A plaintiff raising FLSA claims must show that an employment relationship existed between himself and the putative employers, no matter their number.  Often, a plaintiff will name an individual supervisor or manager as a defendant, in addition to the company.  In the recent case of Montero v. The Brickman Group et al, a District of New Jersey judge outlined what it means, or does not mean, to be an employer under the FLSA. 

Herein, the plaintiff named an individual manager as being someone who "controlled and managed the terms and conditions of employment for employees who worked at Brickman, "including but not limited to their compensation..."   He also alleged that he questioned the manager as to why he was not receiving overtime and expressed a concern that he was not being properly paid.

On these facts,  ruling on a Federal Rule of Civil Procedure 12(b)(6) Motion, the Court dismissed the action against the supervisor.  The Court emphasized that the plaintiff failed to show that the manager had any operational control over him, as to expose him to liability under the FLSA as an employer.  The Court also noted that the only basis for these statements made in the Complaint was "information and belief."

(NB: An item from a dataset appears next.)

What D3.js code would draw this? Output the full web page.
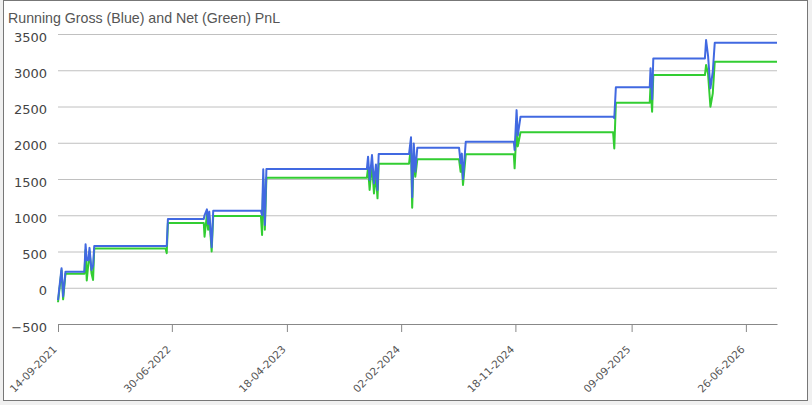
<!DOCTYPE html>
<html>
<head>
<meta charset="utf-8">
<script src="https://cdn.jsdelivr.net/npm/d3@7"></script>
<style>
  body { margin: 0; background: #f0f0f0; }
  svg { display: block; }
</style>
</head>
<body>
<svg id="chart"></svg>
<script>
const WIDTH = 812;
const HEIGHT = 405;
const MARGIN = {top: 34, right: 35, bottom: 81, left: 58};
const GROSS_COLOR = '#4169e1';
const NET_COLOR = '#32cd32';

// dates of the running PnL samples
const dates = [
  '2021-09-14', '2021-09-23', '2021-09-27', '2021-10-03', '2021-11-20', '2021-11-23',
  '2021-11-26', '2021-11-30', '2021-12-03', '2021-12-08', '2021-12-12', '2021-12-15',
  '2022-06-14', '2022-06-17', '2022-06-20', '2022-09-19', '2022-09-21', '2022-09-27',
  '2022-09-30', '2022-10-03', '2022-10-09', '2022-10-13', '2023-02-11', '2023-02-14',
  '2023-02-17', '2023-02-21', '2023-02-25', '2023-11-07', '2023-11-10', '2023-11-14',
  '2023-11-20', '2023-11-25', '2023-11-30', '2023-12-04', '2023-12-07', '2024-02-22',
  '2024-02-27', '2024-03-01', '2024-03-05', '2024-03-09', '2024-03-14', '2024-06-28',
  '2024-07-02', '2024-07-05', '2024-07-08', '2024-07-15', '2024-11-14', '2024-11-16',
  '2024-11-21', '2024-11-24', '2024-12-01', '2025-07-24', '2025-07-27', '2025-07-31',
  '2025-10-25', '2025-10-27', '2025-10-31', '2025-11-03', '2026-03-14', '2026-03-17',
  '2026-03-22', '2026-03-28', '2026-04-03', '2026-04-08', '2026-09-13'
];

const gross = [
  -170, 270, -120, 222, 222, 600,
  380, 380, 550, 245, 300, 575,
  575, 575, 948, 948, 1000, 1082,
  880, 1050, 560, 1063, 1063, 1000,
  1634, 865, 1638, 1638, 1808, 1486,
  1831, 1440, 1700, 1350, 1844, 1844,
  2075, 1250, 1990, 1600, 1931, 1931,
  1716, 1850, 1500, 2014, 2014, 1900,
  2450, 2100, 2360, 2360, 2340, 2765,
  2765, 3027, 2600, 3163, 3163, 3416,
  3200, 2750, 2980, 3380, 3380
];

const net = [
  -200, 240, -160, 194, 194, 520,
  100, 330, 500, 200, 107, 540,
  540, 475, 893, 893, 705, 1010,
  800, 980, 500, 990, 990, 727,
  1500, 800, 1518, 1518, 1650, 1350,
  1700, 1300, 1560, 1233, 1711, 1711,
  1950, 1104, 1850, 1531, 1771, 1771,
  1600, 1700, 1417, 1840, 1840, 1647,
  2200, 1950, 2144, 2144, 1922, 2552,
  2552, 2800, 2428, 2934, 2934, 3072,
  2950, 2497, 2682, 3118, 3118
];

const yTicks = [-500, 0, 500, 1000, 1500, 2000, 2500, 3000, 3500];
const xTickLabels = ['14-09-2021', '30-06-2022', '18-04-2023', '02-02-2024', '18-11-2024', '09-09-2025', '26-06-2026'];
const xDomain = ['2021-09-14', '2026-09-13'];

const parseIso = d3.timeParse('%Y-%m-%d');
const parseLabel = d3.timeParse('%d-%m-%Y');
const formatLabel = d3.timeFormat('%d-%m-%Y');

const data = dates.map((d, i) => ({ time: parseIso(d), gross: gross[i], net: net[i] }));

const svg = d3.select('#chart')
  .attr('width', WIDTH)
  .attr('height', HEIGHT);

// white panel with frame
svg.append('rect')
  .attr('x', 3.5).attr('y', 0.5)
  .attr('width', 804).attr('height', 400)
  .attr('fill', '#fff')
  .attr('stroke', '#777')
  .attr('stroke-width', 1);

svg.append('text')
  .attr('x', 8).attr('y', 23)
  .attr('fill', '#555')
  .style('font-family', 'Liberation Sans, Arial, sans-serif')
  .style('font-size', '14.2px')
  .text('Running Gross (Blue) and Net (Green) PnL');

const innerW = WIDTH - MARGIN.left - MARGIN.right;
const innerH = HEIGHT - MARGIN.top - MARGIN.bottom;

const g = svg.append('g')
  .attr('transform', 'translate(' + MARGIN.left + ',' + MARGIN.top + ')');

const x = d3.scaleTime()
  .domain(xDomain.map(parseIso))
  .range([0, innerW]);

const y = d3.scaleLinear()
  .domain([-500, 3500])
  .range([innerH, 0]);

/* grid + y labels */
const yAxis = g.append('g')
  .call(d3.axisLeft(y).tickValues(yTicks).tickSize(-innerW).tickPadding(11).tickFormat(d3.format('d')));
yAxis.select('.domain').remove();
yAxis.selectAll('.tick line').attr('stroke', '#c0c0c0');
yAxis.selectAll('.tick text')
  .attr('fill', '#444')
  .attr('dy', '0.55em')
  .style('font-family', 'DejaVu Sans, Verdana, sans-serif')
  .style('font-size', '13px');

/* x axis */
const xAxis = g.append('g')
  .attr('transform', 'translate(0,' + innerH + ')')
  .call(d3.axisBottom(x)
    .tickValues(xTickLabels.map(parseLabel))
    .tickSize(8)
    .tickSizeOuter(0)
    .tickFormat(formatLabel));
xAxis.select('.domain').attr('stroke', '#888');
xAxis.selectAll('.tick line').attr('stroke', '#888');
xAxis.selectAll('.tick text')
  .attr('fill', '#555')
  .style('font-family', 'DejaVu Sans, Verdana, sans-serif')
  .style('font-size', '10.5px')
  .attr('text-anchor', 'end')
  .attr('x', 0)
  .attr('y', 0)
  .attr('dy', '0')
  .attr('transform', 'translate(-1,26) rotate(-45)');

/* left end tick of x axis */
g.append('line')
  .attr('x1', 0.5).attr('x2', 0.5)
  .attr('y1', innerH).attr('y2', innerH + 8)
  .attr('stroke', '#888');

g.append('path')
  .datum(data)
  .attr('fill', 'none')
  .attr('stroke', NET_COLOR)
  .attr('stroke-width', 2)
  .attr('stroke-linejoin', 'round')
  .attr('d', d3.line()
    .x((d) => x(d.time))
    .y((d) => y(d.net)));

g.append('path')
  .datum(data)
  .attr('fill', 'none')
  .attr('stroke', GROSS_COLOR)
  .attr('stroke-width', 2)
  .attr('stroke-linejoin', 'round')
  .attr('d', d3.line()
    .x((d) => x(d.time))
    .y((d) => y(d.gross)));
</script>
</body>
</html>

The lesson here is that individual managers who are named in a Complaint can be kicked out early in a case, especially if they are a second-level or higher manager whose relationship to the employee is tenuous.  Only those supervisors who determined the hours worked and how the employee was paid or classified might potentially be on the hook for wages as an "employer."  Tactically, I believe this is a good move for defense practitioners as it shifts the momentum in the case and pushes back.